* [Items from a data source]:
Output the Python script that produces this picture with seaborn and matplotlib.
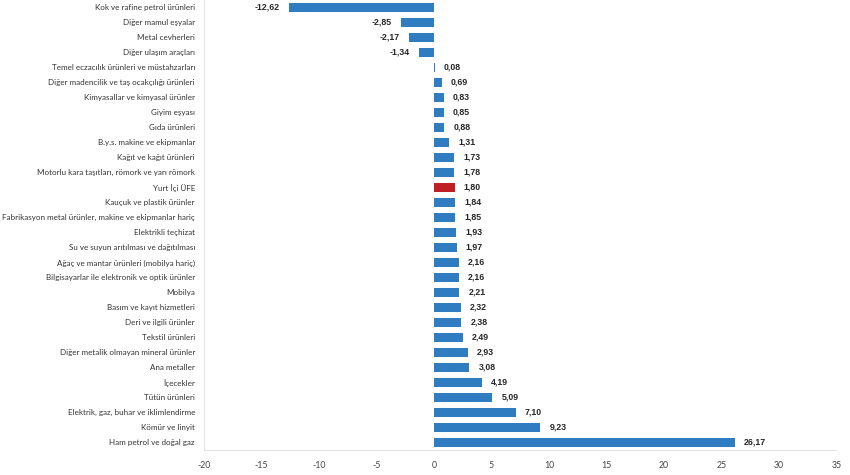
import matplotlib
matplotlib.use('Agg')
import matplotlib.pyplot as plt
import pandas as pd
import seaborn as sns

categories = [
    'Kok ve rafine petrol ürünleri', 'Diğer mamul eşyalar', 'Metal cevherleri',
    'Diğer ulaşım araçları', 'Temel eczacılık ürünleri ve müstahzarları',
    'Diğer madencilik ve taş ocakçılığı ürünleri', 'Kimyasallar ve kimyasal ürünler',
    'Giyim eşyası', 'Gıda ürünleri', 'B.y.s. makine ve ekipmanlar',
    'Kağıt ve kağıt ürünleri', 'Motorlu kara taşıtları, römork ve yarı römork',
    'Yurt İçi ÜFE', 'Kauçuk ve plastik ürünler',
    'Fabrikasyon metal ürünler, makine ve ekipmanlar hariç', 'Elektrikli teçhizat',
    'Su ve suyun arıtılması ve dağıtılması', 'Ağaç ve mantar ürünleri (mobilya hariç)',
    'Bilgisayarlar ile elektronik ve optik ürünler', 'Mobilya',
    'Basım ve kayıt hizmetleri', 'Deri ve ilgili ürünler', 'Tekstil ürünleri',
    'Diğer metalik olmayan mineral ürünler', 'Ana metaller', 'İçecekler',
    'Tütün ürünleri', 'Elektrik, gaz, buhar ve iklimlendirme', 'Kömür ve linyit',
    'Ham petrol ve doğal gaz',
]
values = [-12.62, -2.85, -2.17, -1.34, 0.08, 0.69, 0.83, 0.85, 0.88, 1.31,
          1.73, 1.78, 1.80, 1.84, 1.85, 1.93, 1.97, 2.16, 2.16, 2.21,
          2.32, 2.38, 2.49, 2.93, 3.08, 4.19, 5.09, 7.10, 9.23, 26.17]
highlight = 'Yurt İçi ÜFE'
x_ticks = [-20, -15, -10, -5, 0, 5, 10, 15, 20, 25, 30, 35]

df = pd.DataFrame({'cat': categories, 'val': values})
df['grp'] = ['h' if c == highlight else 'n' for c in df['cat']]

sns.set_style('white')
plt.rcParams['font.family'] = ['Lato', 'DejaVu Sans']

fig = plt.figure(figsize=(8.5, 4.75), dpi=100)
ax = fig.add_axes([0.24, 0.053, 0.744, 0.947])

sns.barplot(data=df, x='val', y='cat', hue='grp', orient='h', dodge=False,
            palette={'n': '#2F7DC0', 'h': '#BF1E24'}, width=0.6,
            saturation=1, linewidth=0, legend=False, ax=ax)

ax.set_xlim(-20, 35)
ax.set_ylim(len(categories) - 0.5, -0.5)
ax.set_xticks(x_ticks)
ax.set_xticklabels([str(t) for t in x_ticks], fontsize=6.3, color='#444444')
ax.tick_params(axis='y', labelsize=5.8, labelcolor='#333333', length=0, pad=6.5)
ax.tick_params(axis='x', length=0, pad=8)
ax.set_xlabel('')
ax.set_ylabel('')

for s in ['top', 'right']:
    ax.spines[s].set_visible(False)
for s in ['left', 'bottom']:
    ax.spines[s].set_color('#e3e3e3')
    ax.spines[s].set_linewidth(0.8)

for i, v in enumerate(values):
    txt = f'{v:.2f}'.replace('.', ',')
    if v >= 0:
        ax.text(v + 0.8, i, txt, va='center', ha='left', fontsize=6.3,
                fontweight='bold', family='Liberation Sans')
    else:
        ax.text(v - 0.8, i, txt, va='center', ha='right', fontsize=6.3,
                fontweight='bold', family='Liberation Sans')

fig.savefig('out.png', dpi=100)
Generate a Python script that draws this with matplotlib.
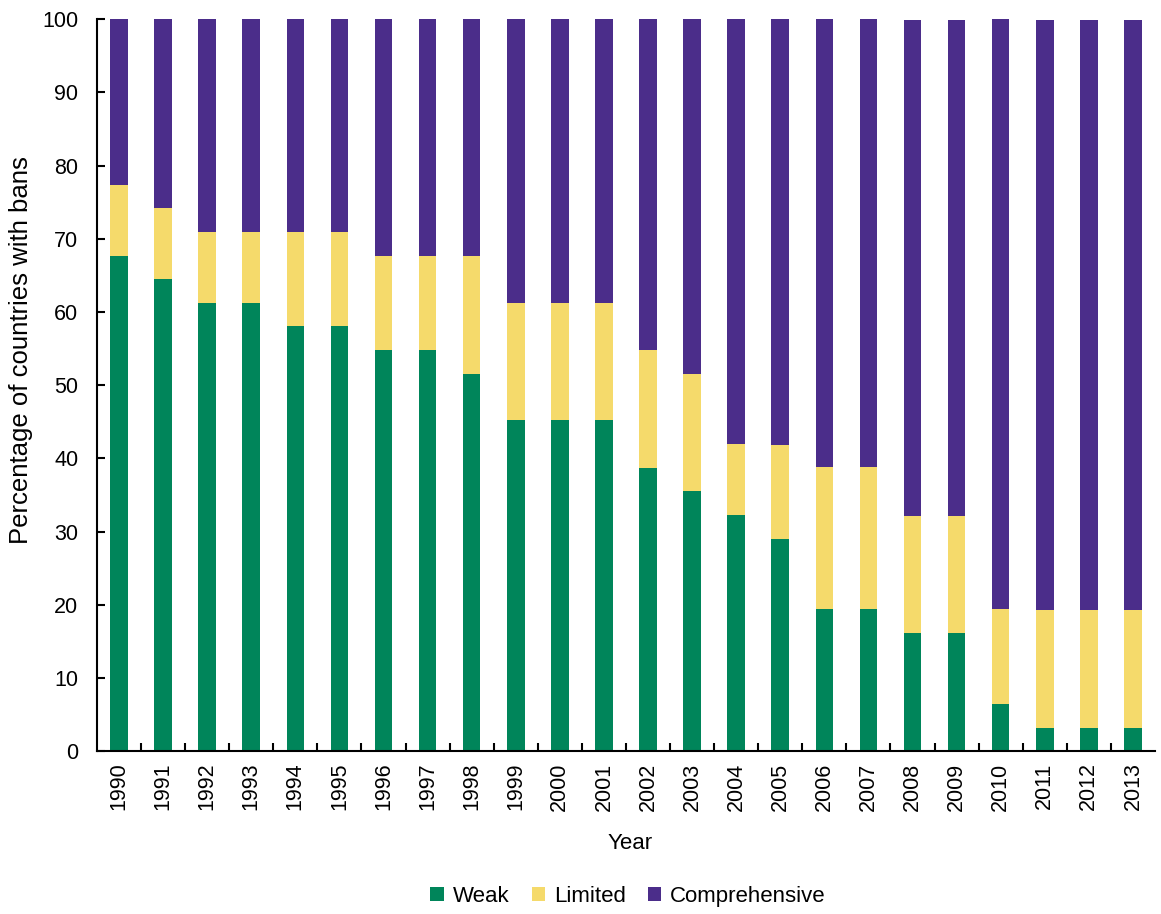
import numpy as np
import matplotlib
matplotlib.use("Agg")
from matplotlib import pyplot as plt

plt.rcParams['font.family'] = ['Liberation Sans', 'DejaVu Sans']

years = [str(y) for y in range(1990, 2014)]
weak = [67.7, 64.5, 61.3, 61.3, 58.1, 58.1, 54.8, 54.8, 51.6, 45.2, 45.2, 45.2,
        38.7, 35.5, 32.3, 29.0, 19.4, 19.4, 16.1, 16.1, 6.5, 3.2, 3.2, 3.2]
limited = [9.7, 9.7, 9.7, 9.7, 12.9, 12.9, 12.9, 12.9, 16.1, 16.1, 16.1, 16.1,
           16.1, 16.1, 9.7, 12.9, 19.4, 19.4, 16.1, 16.1, 12.9, 16.1, 16.1, 16.1]
comprehensive = [22.6, 25.8, 29.0, 29.0, 29.0, 29.0, 32.3, 32.3, 32.3, 38.7, 38.7, 38.7,
                 45.2, 48.4, 58.1, 58.1, 61.3, 61.3, 67.7, 67.7, 80.6, 80.6, 80.6, 80.6]

c_weak = '#00855a'
c_lim = '#f5da6b'
c_comp = '#4b2d8a'

fig = plt.figure(figsize=(11.61, 9.14), dpi=100)
ax = fig.add_axes([0.0835, 0.178, 0.9113, 0.801])

x = np.arange(len(years))
w = 0.4
weak = np.array(weak)
limited = np.array(limited)
comprehensive = np.array(comprehensive)
ax.bar(x, weak, w, color=c_weak, label='Weak')
ax.bar(x, limited, w, bottom=weak, color=c_lim, label='Limited')
ax.bar(x, comprehensive, w, bottom=weak + limited, color=c_comp, label='Comprehensive')

ax.set_xlim(-0.5, len(years) - 0.5)
ax.set_ylim(0, 100)
ax.set_yticks(np.arange(0, 101, 10))
ax.tick_params(axis='y', direction='in', length=6, width=1.5, labelsize=15.5, pad=13.5)

ax.set_xticks(x)
ax.set_xticklabels(years, rotation=90, fontsize=15.5)
ax.tick_params(axis='x', which='major', length=0, pad=8)
ax.set_xticks(np.arange(0.5, len(years) - 1, 1), minor=True)
ax.tick_params(axis='x', which='minor', direction='in', length=6, width=1.5)

for s in ['top', 'right']:
    ax.spines[s].set_visible(False)
for s in ['left', 'bottom']:
    ax.spines[s].set_linewidth(1.5)

ax.set_ylabel('Percentage of countries with bans', fontsize=18.5)
ax.yaxis.set_label_coords(-0.06, 0.548)
ax.set_xlabel('Year', fontsize=16)
ax.xaxis.set_label_coords(0.504, -0.112)

fig.legend(loc='center', bbox_to_anchor=(0.541, 0.019), ncol=3, frameon=False,
           fontsize=16, handlelength=0.6, handleheight=0.6, handletextpad=0.4,
           columnspacing=1.0, borderpad=0)

fig.savefig('out.png', dpi=100)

* [DESCRIPTION OF THE TASK]: Restate each line from the start of the listing through the line bearing "25, 30, 35]" word for word. Drop the pictures.

* [RESULT]:
Output the Python script that produces this picture with seaborn and matplotlib.
import matplotlib
matplotlib.use('Agg')
import matplotlib.pyplot as plt
import pandas as pd
import seaborn as sns

categories = [
    'Kok ve rafine petrol ürünleri', 'Diğer mamul eşyalar', 'Metal cevherleri',
    'Diğer ulaşım araçları', 'Temel eczacılık ürünleri ve müstahzarları',
    'Diğer madencilik ve taş ocakçılığı ürünleri', 'Kimyasallar ve kimyasal ürünler',
    'Giyim eşyası', 'Gıda ürünleri', 'B.y.s. makine ve ekipmanlar',
    'Kağıt ve kağıt ürünleri', 'Motorlu kara taşıtları, römork ve yarı römork',
    'Yurt İçi ÜFE', 'Kauçuk ve plastik ürünler',
    'Fabrikasyon metal ürünler, makine ve ekipmanlar hariç', 'Elektrikli teçhizat',
    'Su ve suyun arıtılması ve dağıtılması', 'Ağaç ve mantar ürünleri (mobilya hariç)',
    'Bilgisayarlar ile elektronik ve optik ürünler', 'Mobilya',
    'Basım ve kayıt hizmetleri', 'Deri ve ilgili ürünler', 'Tekstil ürünleri',
    'Diğer metalik olmayan mineral ürünler', 'Ana metaller', 'İçecekler',
    'Tütün ürünleri', 'Elektrik, gaz, buhar ve iklimlendirme', 'Kömür ve linyit',
    'Ham petrol ve doğal gaz',
]
values = [-12.62, -2.85, -2.17, -1.34, 0.08, 0.69, 0.83, 0.85, 0.88, 1.31,
          1.73, 1.78, 1.80, 1.84, 1.85, 1.93, 1.97, 2.16, 2.16, 2.21,
          2.32, 2.38, 2.49, 2.93, 3.08, 4.19, 5.09, 7.10, 9.23, 26.17]
highlight = 'Yurt İçi ÜFE'
x_ticks = [-20, -15, -10, -5, 0, 5, 10, 15, 20, 25, 30, 35]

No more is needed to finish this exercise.